>> start

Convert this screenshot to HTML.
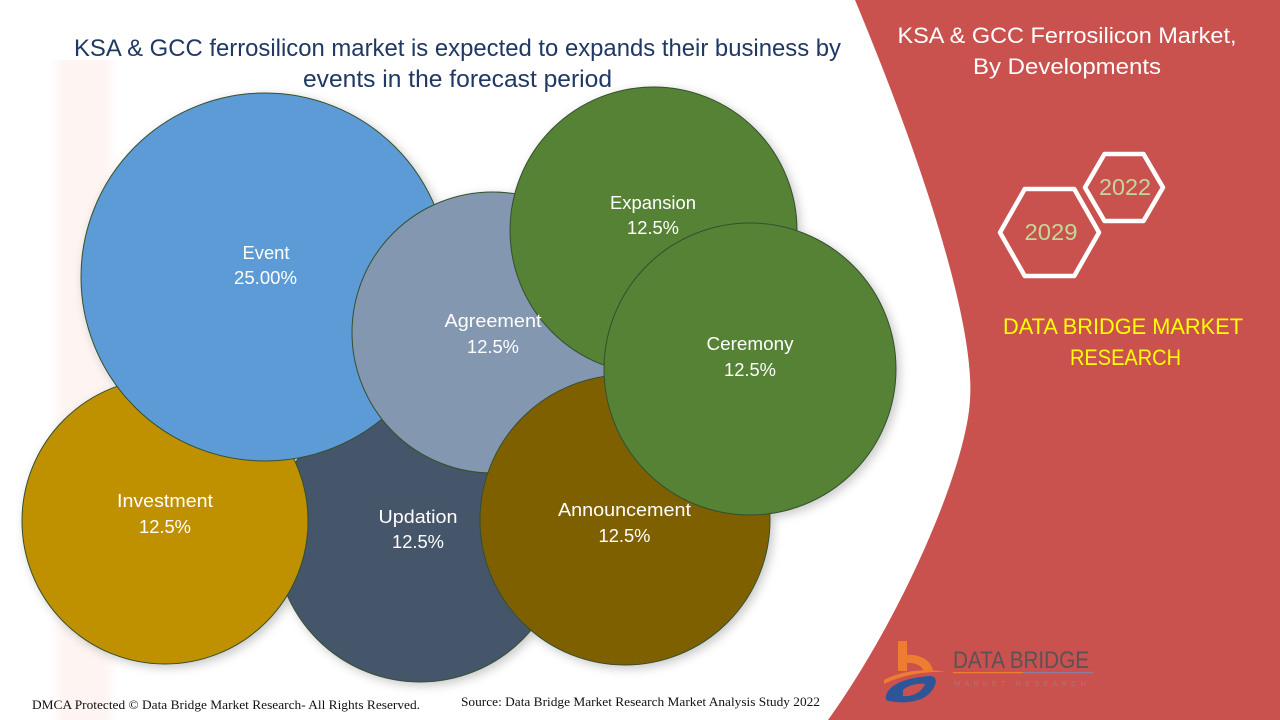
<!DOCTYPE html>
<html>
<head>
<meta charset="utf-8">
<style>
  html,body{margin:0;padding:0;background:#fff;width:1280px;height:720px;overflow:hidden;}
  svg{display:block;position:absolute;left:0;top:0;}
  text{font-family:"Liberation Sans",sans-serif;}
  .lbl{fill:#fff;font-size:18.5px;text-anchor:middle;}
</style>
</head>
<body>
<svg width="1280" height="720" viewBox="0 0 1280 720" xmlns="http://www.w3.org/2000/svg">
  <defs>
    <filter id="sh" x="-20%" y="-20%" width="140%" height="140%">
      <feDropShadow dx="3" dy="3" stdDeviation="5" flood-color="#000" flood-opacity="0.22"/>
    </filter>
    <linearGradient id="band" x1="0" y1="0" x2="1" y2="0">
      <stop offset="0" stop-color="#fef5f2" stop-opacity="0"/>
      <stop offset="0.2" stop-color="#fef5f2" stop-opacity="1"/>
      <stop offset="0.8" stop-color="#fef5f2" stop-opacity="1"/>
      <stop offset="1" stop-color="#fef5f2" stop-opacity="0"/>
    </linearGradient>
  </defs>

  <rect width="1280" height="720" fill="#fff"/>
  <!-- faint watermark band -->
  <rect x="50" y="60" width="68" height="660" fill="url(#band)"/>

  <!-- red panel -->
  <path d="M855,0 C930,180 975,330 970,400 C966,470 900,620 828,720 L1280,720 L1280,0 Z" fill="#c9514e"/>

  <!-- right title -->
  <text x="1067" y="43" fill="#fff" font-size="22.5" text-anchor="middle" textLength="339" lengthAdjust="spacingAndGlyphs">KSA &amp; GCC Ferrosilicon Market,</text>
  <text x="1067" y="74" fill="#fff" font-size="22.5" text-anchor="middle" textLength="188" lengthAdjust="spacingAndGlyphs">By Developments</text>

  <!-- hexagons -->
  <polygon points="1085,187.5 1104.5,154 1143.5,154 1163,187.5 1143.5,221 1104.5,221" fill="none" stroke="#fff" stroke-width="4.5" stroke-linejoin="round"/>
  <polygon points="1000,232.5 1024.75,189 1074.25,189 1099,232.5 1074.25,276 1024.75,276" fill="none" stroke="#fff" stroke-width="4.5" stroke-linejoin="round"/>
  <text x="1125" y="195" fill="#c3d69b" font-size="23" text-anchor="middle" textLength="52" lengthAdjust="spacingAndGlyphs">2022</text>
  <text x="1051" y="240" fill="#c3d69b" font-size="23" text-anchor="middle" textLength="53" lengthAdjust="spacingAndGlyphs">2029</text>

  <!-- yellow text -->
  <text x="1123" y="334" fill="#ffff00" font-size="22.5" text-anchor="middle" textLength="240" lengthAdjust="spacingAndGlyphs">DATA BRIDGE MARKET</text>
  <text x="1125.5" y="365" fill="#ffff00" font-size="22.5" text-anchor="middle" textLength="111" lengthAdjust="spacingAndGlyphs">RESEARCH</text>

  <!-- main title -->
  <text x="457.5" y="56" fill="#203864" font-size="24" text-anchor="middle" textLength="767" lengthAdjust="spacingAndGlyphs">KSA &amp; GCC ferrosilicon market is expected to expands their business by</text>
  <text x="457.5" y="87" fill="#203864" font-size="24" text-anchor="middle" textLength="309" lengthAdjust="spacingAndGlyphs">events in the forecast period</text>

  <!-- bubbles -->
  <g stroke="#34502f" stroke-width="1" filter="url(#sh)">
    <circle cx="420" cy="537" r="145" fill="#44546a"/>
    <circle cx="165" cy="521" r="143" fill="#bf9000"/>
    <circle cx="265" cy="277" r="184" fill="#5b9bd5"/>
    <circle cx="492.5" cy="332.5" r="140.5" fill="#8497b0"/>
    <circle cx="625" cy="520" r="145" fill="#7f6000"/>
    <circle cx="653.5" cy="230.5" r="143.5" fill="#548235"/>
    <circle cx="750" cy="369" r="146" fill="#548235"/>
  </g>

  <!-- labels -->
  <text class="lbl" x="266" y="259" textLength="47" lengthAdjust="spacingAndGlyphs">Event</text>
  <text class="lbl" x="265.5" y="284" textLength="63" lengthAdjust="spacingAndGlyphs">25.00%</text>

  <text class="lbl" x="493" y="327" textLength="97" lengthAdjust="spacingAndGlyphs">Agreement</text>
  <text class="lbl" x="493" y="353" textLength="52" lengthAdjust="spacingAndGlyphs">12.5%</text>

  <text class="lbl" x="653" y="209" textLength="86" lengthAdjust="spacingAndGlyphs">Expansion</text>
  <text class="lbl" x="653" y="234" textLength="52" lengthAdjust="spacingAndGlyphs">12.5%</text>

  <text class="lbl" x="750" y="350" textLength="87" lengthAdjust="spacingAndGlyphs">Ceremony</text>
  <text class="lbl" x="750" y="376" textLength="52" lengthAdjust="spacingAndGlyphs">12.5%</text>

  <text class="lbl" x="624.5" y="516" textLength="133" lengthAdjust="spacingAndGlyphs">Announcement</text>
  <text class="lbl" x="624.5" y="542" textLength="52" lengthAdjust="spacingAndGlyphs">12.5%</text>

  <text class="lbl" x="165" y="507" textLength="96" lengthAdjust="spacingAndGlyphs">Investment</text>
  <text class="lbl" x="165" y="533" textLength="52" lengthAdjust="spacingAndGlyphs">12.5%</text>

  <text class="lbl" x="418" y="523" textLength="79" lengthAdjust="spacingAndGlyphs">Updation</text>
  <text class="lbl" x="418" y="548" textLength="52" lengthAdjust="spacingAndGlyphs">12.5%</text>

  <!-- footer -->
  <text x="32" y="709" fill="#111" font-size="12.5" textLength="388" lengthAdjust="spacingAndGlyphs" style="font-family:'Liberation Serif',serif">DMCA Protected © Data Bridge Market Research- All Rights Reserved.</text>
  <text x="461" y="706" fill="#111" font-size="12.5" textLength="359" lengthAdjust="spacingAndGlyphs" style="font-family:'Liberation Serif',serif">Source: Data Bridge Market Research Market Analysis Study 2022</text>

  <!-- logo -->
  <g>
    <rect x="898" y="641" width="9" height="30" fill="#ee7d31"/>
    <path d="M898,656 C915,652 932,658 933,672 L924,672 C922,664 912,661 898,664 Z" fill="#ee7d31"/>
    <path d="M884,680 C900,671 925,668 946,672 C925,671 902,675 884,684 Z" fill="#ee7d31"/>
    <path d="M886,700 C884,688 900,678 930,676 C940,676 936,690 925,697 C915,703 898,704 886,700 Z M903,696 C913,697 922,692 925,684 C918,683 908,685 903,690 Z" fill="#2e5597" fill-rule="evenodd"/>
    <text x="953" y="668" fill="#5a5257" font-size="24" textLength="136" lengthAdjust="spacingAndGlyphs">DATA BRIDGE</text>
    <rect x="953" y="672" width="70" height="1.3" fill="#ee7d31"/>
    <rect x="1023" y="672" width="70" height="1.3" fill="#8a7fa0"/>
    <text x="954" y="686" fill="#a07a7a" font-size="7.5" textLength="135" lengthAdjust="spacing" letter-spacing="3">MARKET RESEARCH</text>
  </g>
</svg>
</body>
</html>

>> end

- _Directive_:
Please transcribe the material above exactly as written. Leave the pictures out.

- _Reply to the exercise_:
Convert this screenshot to HTML.
<!DOCTYPE html>
<html>
<head>
<meta charset="utf-8">
<style>
  html,body{margin:0;padding:0;background:#fff;width:1280px;height:720px;overflow:hidden;}
  svg{display:block;position:absolute;left:0;top:0;}
  text{font-family:"Liberation Sans",sans-serif;}
  .lbl{fill:#fff;font-size:18.5px;text-anchor:middle;}
</style>
</head>
<body>
<svg width="1280" height="720" viewBox="0 0 1280 720" xmlns="http://www.w3.org/2000/svg">
  <defs>
    <filter id="sh" x="-20%" y="-20%" width="140%" height="140%">
      <feDropShadow dx="3" dy="3" stdDeviation="5" flood-color="#000" flood-opacity="0.22"/>
    </filter>
    <linearGradient id="band" x1="0" y1="0" x2="1" y2="0">
      <stop offset="0" stop-color="#fef5f2" stop-opacity="0"/>
      <stop offset="0.2" stop-color="#fef5f2" stop-opacity="1"/>
      <stop offset="0.8" stop-color="#fef5f2" stop-opacity="1"/>
      <stop offset="1" stop-color="#fef5f2" stop-opacity="0"/>
    </linearGradient>
  </defs>

  <rect width="1280" height="720" fill="#fff"/>
  <!-- faint watermark band -->
  <rect x="50" y="60" width="68" height="660" fill="url(#band)"/>

  <!-- red panel -->
  <path d="M855,0 C930,180 975,330 970,400 C966,470 900,620 828,720 L1280,720 L1280,0 Z" fill="#c9514e"/>

  <!-- right title -->
  <text x="1067" y="43" fill="#fff" font-size="22.5" text-anchor="middle" textLength="339" lengthAdjust="spacingAndGlyphs">KSA &amp; GCC Ferrosilicon Market,</text>
  <text x="1067" y="74" fill="#fff" font-size="22.5" text-anchor="middle" textLength="188" lengthAdjust="spacingAndGlyphs">By Developments</text>

  <!-- hexagons -->
  <polygon points="1085,187.5 1104.5,154 1143.5,154 1163,187.5 1143.5,221 1104.5,221" fill="none" stroke="#fff" stroke-width="4.5" stroke-linejoin="round"/>
  <polygon points="1000,232.5 1024.75,189 1074.25,189 1099,232.5 1074.25,276 1024.75,276" fill="none" stroke="#fff" stroke-width="4.5" stroke-linejoin="round"/>
  <text x="1125" y="195" fill="#c3d69b" font-size="23" text-anchor="middle" textLength="52" lengthAdjust="spacingAndGlyphs">2022</text>
  <text x="1051" y="240" fill="#c3d69b" font-size="23" text-anchor="middle" textLength="53" lengthAdjust="spacingAndGlyphs">2029</text>

  <!-- yellow text -->
  <text x="1123" y="334" fill="#ffff00" font-size="22.5" text-anchor="middle" textLength="240" lengthAdjust="spacingAndGlyphs">DATA BRIDGE MARKET</text>
  <text x="1125.5" y="365" fill="#ffff00" font-size="22.5" text-anchor="middle" textLength="111" lengthAdjust="spacingAndGlyphs">RESEARCH</text>

  <!-- main title -->
  <text x="457.5" y="56" fill="#203864" font-size="24" text-anchor="middle" textLength="767" lengthAdjust="spacingAndGlyphs">KSA &amp; GCC ferrosilicon market is expected to expands their business by</text>
  <text x="457.5" y="87" fill="#203864" font-size="24" text-anchor="middle" textLength="309" lengthAdjust="spacingAndGlyphs">events in the forecast period</text>

  <!-- bubbles -->
  <g stroke="#34502f" stroke-width="1" filter="url(#sh)">
    <circle cx="420" cy="537" r="145" fill="#44546a"/>
    <circle cx="165" cy="521" r="143" fill="#bf9000"/>
    <circle cx="265" cy="277" r="184" fill="#5b9bd5"/>
    <circle cx="492.5" cy="332.5" r="140.5" fill="#8497b0"/>
    <circle cx="625" cy="520" r="145" fill="#7f6000"/>
    <circle cx="653.5" cy="230.5" r="143.5" fill="#548235"/>
    <circle cx="750" cy="369" r="146" fill="#548235"/>
  </g>

  <!-- labels -->
  <text class="lbl" x="266" y="259" textLength="47" lengthAdjust="spacingAndGlyphs">Event</text>
  <text class="lbl" x="265.5" y="284" textLength="63" lengthAdjust="spacingAndGlyphs">25.00%</text>

  <text class="lbl" x="493" y="327" textLength="97" lengthAdjust="spacingAndGlyphs">Agreement</text>
  <text class="lbl" x="493" y="353" textLength="52" lengthAdjust="spacingAndGlyphs">12.5%</text>

  <text class="lbl" x="653" y="209" textLength="86" lengthAdjust="spacingAndGlyphs">Expansion</text>
  <text class="lbl" x="653" y="234" textLength="52" lengthAdjust="spacingAndGlyphs">12.5%</text>

  <text class="lbl" x="750" y="350" textLength="87" lengthAdjust="spacingAndGlyphs">Ceremony</text>
  <text class="lbl" x="750" y="376" textLength="52" lengthAdjust="spacingAndGlyphs">12.5%</text>

  <text class="lbl" x="624.5" y="516" textLength="133" lengthAdjust="spacingAndGlyphs">Announcement</text>
  <text class="lbl" x="624.5" y="542" textLength="52" lengthAdjust="spacingAndGlyphs">12.5%</text>

  <text class="lbl" x="165" y="507" textLength="96" lengthAdjust="spacingAndGlyphs">Investment</text>
  <text class="lbl" x="165" y="533" textLength="52" lengthAdjust="spacingAndGlyphs">12.5%</text>

  <text class="lbl" x="418" y="523" textLength="79" lengthAdjust="spacingAndGlyphs">Updation</text>
  <text class="lbl" x="418" y="548" textLength="52" lengthAdjust="spacingAndGlyphs">12.5%</text>

  <!-- footer -->
  <text x="32" y="709" fill="#111" font-size="12.5" textLength="388" lengthAdjust="spacingAndGlyphs" style="font-family:'Liberation Serif',serif">DMCA Protected © Data Bridge Market Research- All Rights Reserved.</text>
  <text x="461" y="706" fill="#111" font-size="12.5" textLength="359" lengthAdjust="spacingAndGlyphs" style="font-family:'Liberation Serif',serif">Source: Data Bridge Market Research Market Analysis Study 2022</text>

  <!-- logo -->
  <g>
    <rect x="898" y="641" width="9" height="30" fill="#ee7d31"/>
    <path d="M898,656 C915,652 932,658 933,672 L924,672 C922,664 912,661 898,664 Z" fill="#ee7d31"/>
    <path d="M884,680 C900,671 925,668 946,672 C925,671 902,675 884,684 Z" fill="#ee7d31"/>
    <path d="M886,700 C884,688 900,678 930,676 C940,676 936,690 925,697 C915,703 898,704 886,700 Z M903,696 C913,697 922,692 925,684 C918,683 908,685 903,690 Z" fill="#2e5597" fill-rule="evenodd"/>
    <text x="953" y="668" fill="#5a5257" font-size="24" textLength="136" lengthAdjust="spacingAndGlyphs">DATA BRIDGE</text>
    <rect x="953" y="672" width="70" height="1.3" fill="#ee7d31"/>
    <rect x="1023" y="672" width="70" height="1.3" fill="#8a7fa0"/>
    <text x="954" y="686" fill="#a07a7a" font-size="7.5" textLength="135" lengthAdjust="spacing" letter-spacing="3">MARKET RESEARCH</text>
  </g>
</svg>
</body>
</html>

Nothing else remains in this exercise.